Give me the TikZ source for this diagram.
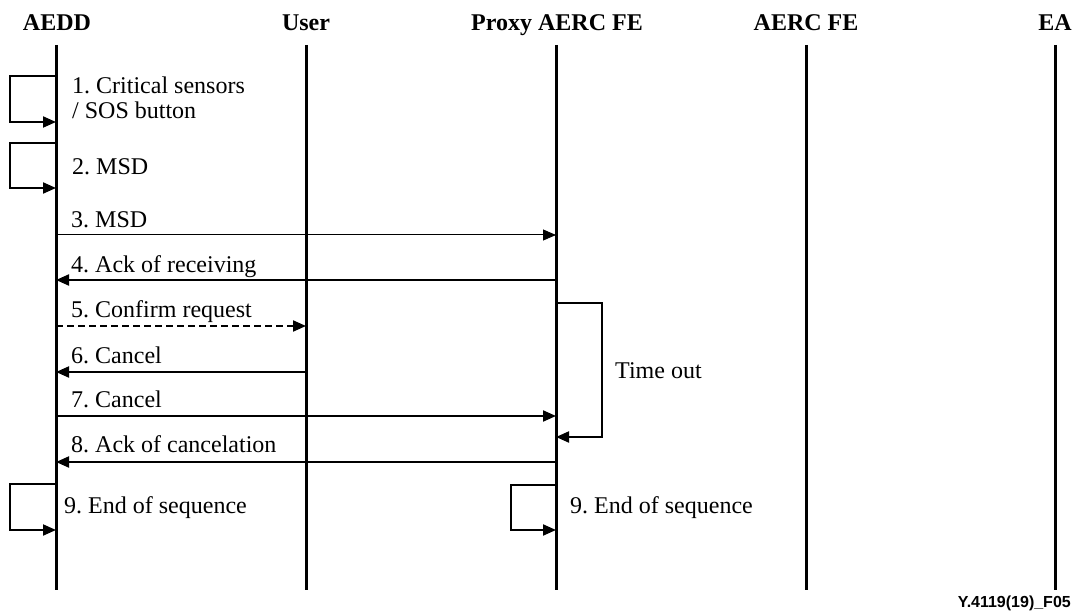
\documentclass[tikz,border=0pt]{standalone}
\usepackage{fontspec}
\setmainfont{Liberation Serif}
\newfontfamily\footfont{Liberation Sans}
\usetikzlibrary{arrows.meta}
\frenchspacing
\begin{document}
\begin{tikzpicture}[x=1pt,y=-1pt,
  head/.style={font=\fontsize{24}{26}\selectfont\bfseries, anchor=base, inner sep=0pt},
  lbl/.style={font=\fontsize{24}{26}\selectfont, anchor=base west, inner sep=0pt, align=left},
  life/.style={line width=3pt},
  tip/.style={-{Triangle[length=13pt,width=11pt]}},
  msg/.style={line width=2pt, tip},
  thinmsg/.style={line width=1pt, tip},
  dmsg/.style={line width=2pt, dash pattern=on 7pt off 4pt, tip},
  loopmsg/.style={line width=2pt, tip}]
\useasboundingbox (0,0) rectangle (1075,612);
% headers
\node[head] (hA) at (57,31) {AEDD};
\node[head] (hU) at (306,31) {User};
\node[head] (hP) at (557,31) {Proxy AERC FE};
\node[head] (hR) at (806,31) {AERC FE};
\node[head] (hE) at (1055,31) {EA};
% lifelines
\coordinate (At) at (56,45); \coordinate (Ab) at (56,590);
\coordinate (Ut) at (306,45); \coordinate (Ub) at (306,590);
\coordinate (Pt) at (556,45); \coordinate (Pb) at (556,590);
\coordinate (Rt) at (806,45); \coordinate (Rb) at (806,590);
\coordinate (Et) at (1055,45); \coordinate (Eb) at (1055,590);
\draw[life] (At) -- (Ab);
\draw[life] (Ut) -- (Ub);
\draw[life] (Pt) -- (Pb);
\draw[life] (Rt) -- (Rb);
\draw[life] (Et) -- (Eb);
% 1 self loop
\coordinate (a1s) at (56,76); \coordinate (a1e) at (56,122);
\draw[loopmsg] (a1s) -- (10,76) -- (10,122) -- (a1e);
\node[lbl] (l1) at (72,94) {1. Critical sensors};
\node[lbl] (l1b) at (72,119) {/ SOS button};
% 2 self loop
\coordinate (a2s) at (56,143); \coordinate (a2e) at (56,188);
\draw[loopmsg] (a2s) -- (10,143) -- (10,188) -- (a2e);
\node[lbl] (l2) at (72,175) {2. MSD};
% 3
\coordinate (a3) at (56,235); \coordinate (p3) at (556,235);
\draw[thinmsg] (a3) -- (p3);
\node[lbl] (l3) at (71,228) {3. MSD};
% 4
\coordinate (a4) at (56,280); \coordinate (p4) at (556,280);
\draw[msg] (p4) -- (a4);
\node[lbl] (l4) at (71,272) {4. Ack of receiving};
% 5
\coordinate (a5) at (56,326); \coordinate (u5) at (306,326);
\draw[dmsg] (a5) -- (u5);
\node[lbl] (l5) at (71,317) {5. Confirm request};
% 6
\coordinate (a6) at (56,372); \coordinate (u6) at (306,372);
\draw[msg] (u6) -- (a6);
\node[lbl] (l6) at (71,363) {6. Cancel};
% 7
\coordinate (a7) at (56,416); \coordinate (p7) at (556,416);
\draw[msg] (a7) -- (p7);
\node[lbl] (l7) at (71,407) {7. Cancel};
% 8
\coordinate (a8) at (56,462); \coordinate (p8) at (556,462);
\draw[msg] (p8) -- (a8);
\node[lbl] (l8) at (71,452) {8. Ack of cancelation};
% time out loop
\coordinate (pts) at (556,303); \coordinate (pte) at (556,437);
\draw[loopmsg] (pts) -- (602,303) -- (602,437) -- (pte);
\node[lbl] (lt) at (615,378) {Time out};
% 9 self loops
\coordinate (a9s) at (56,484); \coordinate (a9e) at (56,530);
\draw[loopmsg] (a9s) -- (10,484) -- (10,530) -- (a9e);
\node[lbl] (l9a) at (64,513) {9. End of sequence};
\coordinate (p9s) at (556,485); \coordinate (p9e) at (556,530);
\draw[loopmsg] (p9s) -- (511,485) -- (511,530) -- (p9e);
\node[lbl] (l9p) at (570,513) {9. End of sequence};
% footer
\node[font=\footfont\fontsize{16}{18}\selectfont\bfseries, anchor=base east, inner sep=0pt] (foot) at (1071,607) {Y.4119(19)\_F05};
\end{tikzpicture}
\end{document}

* * *

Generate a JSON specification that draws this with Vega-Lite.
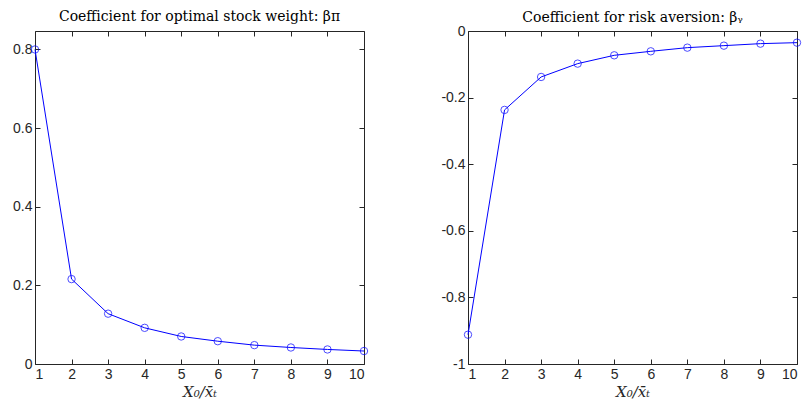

...

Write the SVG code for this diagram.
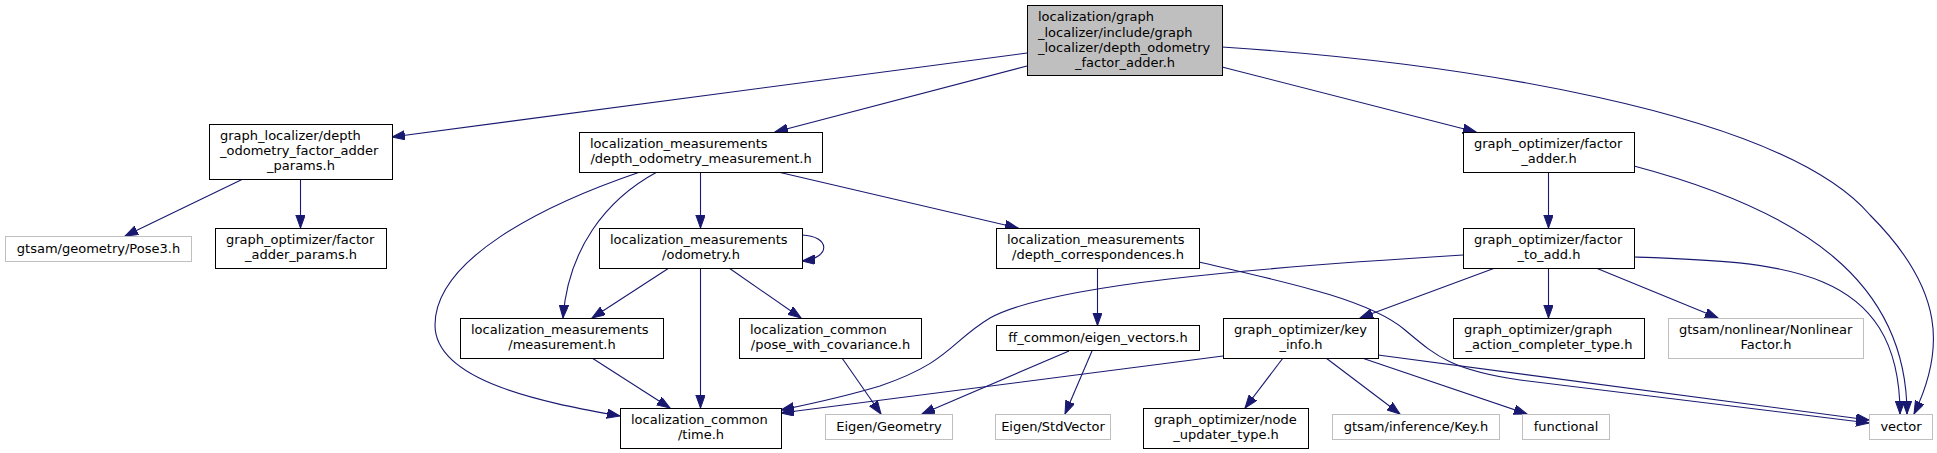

• _TASK DESCRIPTION_: Copy every line in the entries above that has the string "this" in it.

• _EXERCISE RESULT_:
Give me the TikZ source for this diagram.
Generate a JSON specification that draws this with Vega-Lite.
Write the SVG code for this diagram.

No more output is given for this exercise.